At one point I heard the sound of rushing water. A gap in the trees revealed at least a partial answer to the question of river height. There was a dam.
But, as you can see, that did little to bring the river up to road level. So the mystery remained, for now. Twenty minutes, or a couple of miles, more climbing put me even higher above the river. I was almost looking vertically down onto it
If you want to know what tens of millions of years feels like, just consider that all the gorges, canyons and cirques in the Vercors have been formed by water erosion!
A little further up the road I was riding under one of the concrete canopies that have been built to deflect rock falls…
… when I heard the roar of rushing water above my head. It was quite unnerving. I thought it was probably a mountain water source being diverted from the road and I expected to see an outlet in the rocks below when I looked over the edge, but I soon realised what it was.
There was another dam in the gorge below and the noise I’d heard had been the sound of that reflecting off the concrete above my head!
All these photo stops were delaying my ETA. In fact by now I was seriously considering the possibility that I may not reach the scary tunnel. Speaking of tunnels, I soon approached another one, the Tunnel d’Arbois. Being dark and noisy inside I elected to take the old closed road round the outside to the right.
There was a token pile of dirt across the old road but no real effort had been made to stop walkers or cyclists from using it. Some ropes fixed into the rock indicated that rock-climbers had been there – I read somewhere that the fire service practise on rocks in the Vercors.
The old bit of road seemed narrow and dangerous, which is presumably why they closed it. However, the main reason for closing roads around here is due to rock falls. In fact there have been several rock falls on this stretch of road over the years, one of which was in front of this tunnel:
The old road shortly joined the main road again (tunnel exit on left)
A short while after that, as the gap between the gorge walls narrowed, the river gradually seemed nearer, altitude-wise.
Then, around another couple of bends, the river was right there next to the road.
So my memory hadn’t failed me after all. I can only assume that the river loses a lot of its elevation along the gorge by plunging down down extremely steep rapids.
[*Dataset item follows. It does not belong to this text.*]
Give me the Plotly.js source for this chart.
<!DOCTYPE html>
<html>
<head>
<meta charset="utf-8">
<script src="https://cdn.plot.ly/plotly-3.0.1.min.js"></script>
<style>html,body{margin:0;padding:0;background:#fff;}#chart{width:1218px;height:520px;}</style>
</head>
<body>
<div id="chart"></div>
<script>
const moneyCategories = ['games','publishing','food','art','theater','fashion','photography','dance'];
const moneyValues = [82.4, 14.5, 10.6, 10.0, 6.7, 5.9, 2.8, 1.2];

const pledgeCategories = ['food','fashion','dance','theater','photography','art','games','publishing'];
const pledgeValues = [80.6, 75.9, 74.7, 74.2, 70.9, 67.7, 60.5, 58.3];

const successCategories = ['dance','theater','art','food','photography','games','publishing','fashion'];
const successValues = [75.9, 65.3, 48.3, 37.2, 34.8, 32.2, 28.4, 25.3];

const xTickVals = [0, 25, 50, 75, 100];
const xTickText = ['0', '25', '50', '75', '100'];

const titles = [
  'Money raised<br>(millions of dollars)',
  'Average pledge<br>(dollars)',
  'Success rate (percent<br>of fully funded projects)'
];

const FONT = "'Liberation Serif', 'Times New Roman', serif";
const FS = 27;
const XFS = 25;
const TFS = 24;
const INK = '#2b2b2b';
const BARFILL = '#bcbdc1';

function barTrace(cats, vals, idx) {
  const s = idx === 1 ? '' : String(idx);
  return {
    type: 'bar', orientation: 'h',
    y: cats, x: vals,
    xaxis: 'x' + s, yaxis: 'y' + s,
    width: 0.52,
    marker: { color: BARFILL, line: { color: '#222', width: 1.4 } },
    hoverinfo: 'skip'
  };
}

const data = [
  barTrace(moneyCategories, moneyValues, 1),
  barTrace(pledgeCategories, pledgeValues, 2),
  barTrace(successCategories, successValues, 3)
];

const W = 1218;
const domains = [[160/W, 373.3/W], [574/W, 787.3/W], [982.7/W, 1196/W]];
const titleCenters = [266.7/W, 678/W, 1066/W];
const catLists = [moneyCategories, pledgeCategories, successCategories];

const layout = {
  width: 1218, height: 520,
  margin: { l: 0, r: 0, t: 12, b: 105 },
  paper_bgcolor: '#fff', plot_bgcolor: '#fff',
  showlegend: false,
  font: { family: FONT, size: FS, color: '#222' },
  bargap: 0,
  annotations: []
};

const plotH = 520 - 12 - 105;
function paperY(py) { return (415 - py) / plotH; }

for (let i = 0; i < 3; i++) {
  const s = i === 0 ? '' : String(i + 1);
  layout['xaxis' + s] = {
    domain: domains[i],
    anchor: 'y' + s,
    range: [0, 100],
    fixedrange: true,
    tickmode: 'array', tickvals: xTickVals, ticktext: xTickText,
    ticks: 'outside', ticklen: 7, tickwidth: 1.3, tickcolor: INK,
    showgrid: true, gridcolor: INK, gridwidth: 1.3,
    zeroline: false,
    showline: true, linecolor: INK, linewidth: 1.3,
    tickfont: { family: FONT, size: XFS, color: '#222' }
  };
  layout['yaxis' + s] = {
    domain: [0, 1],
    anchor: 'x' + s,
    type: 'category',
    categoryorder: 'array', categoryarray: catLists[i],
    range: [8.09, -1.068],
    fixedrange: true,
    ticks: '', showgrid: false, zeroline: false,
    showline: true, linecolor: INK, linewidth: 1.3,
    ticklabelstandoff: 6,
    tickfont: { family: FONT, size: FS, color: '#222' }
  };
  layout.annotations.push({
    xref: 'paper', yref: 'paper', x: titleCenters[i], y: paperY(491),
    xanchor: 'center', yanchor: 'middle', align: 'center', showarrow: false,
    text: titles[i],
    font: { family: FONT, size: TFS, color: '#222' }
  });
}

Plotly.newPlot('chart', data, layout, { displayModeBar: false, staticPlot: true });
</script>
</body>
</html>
At this point, about 4.5 miles into the ride, the gradient eased and I thought it might be OK from thereon. By this stage I had sort of given up on reaching my goal but this new gradient inspired me – I wondered how long it would last. I was now doing 13 mph or so. When I reached the road to Rencurel I turned left and away from the path of the river. The road almost immediately ramped up to 7% and my speed once again dropped to 4 mph. Around each bend I was hoping it would ease, but no. So I officially gave up on reaching my goal and hoped that I could reach the bottom of the road that I had descended from Col du Mont Noir 3 years ago. But the slog was grinding me down and the sun had disappeared below the still towering rocks of the Vercors Massif. After a while I changed my target again to reaching Rencurel.
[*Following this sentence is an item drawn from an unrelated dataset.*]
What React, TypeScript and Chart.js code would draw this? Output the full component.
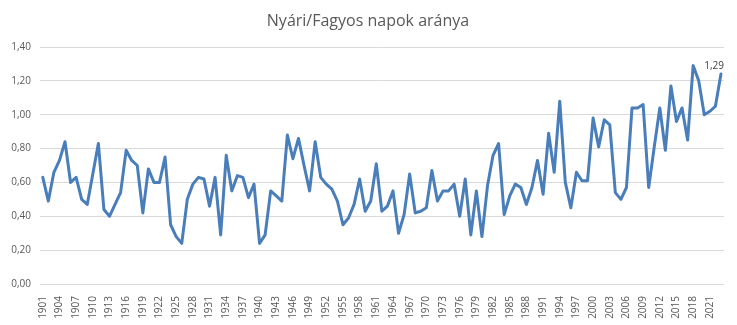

When Rencurel came up I decided to see what was on the other side. My new target became 8 miles – I was nearly there so I pushed on. I nearly gave up on that but gradually I approached it. At one point I was at 7.94 miles – I thought “only another 6 1/100ths of a mile to go – that’s 6 lots of 17 yards”! I was so pleased when 8 miles came up on the Garmin. I found it funny musing to myself that I’ve been on rides where I’ve been relieved to see 100 miles come up, or only 60 miles to go or even in one case when 250 miles came up. But this was a measly 8 miles that almost gave me the same sense of relief! So, at 8.00 miles exactly I stopped and turned around.
Needless to say the descent was excellent.
With fast wide roads, often with curves that you can see beyond, enabling you to use the whole road to straighten the bends out, I sped along effortlessly, averaging 24mph. There was not much traffic – only one or two cars passed.
A video of this descent, from three years ago can be seen here.
It took just over 20 minutes to get back.
I had climbed nearly 2000 feet in the eight mile outward leg. An average gradient of 5% doesn’t sound much, but I should have realised that I wouldn’t be able to achieve a 13mph average. Still, you live and learn, and then forget again!
The sun was coming out as I got back to the campsite.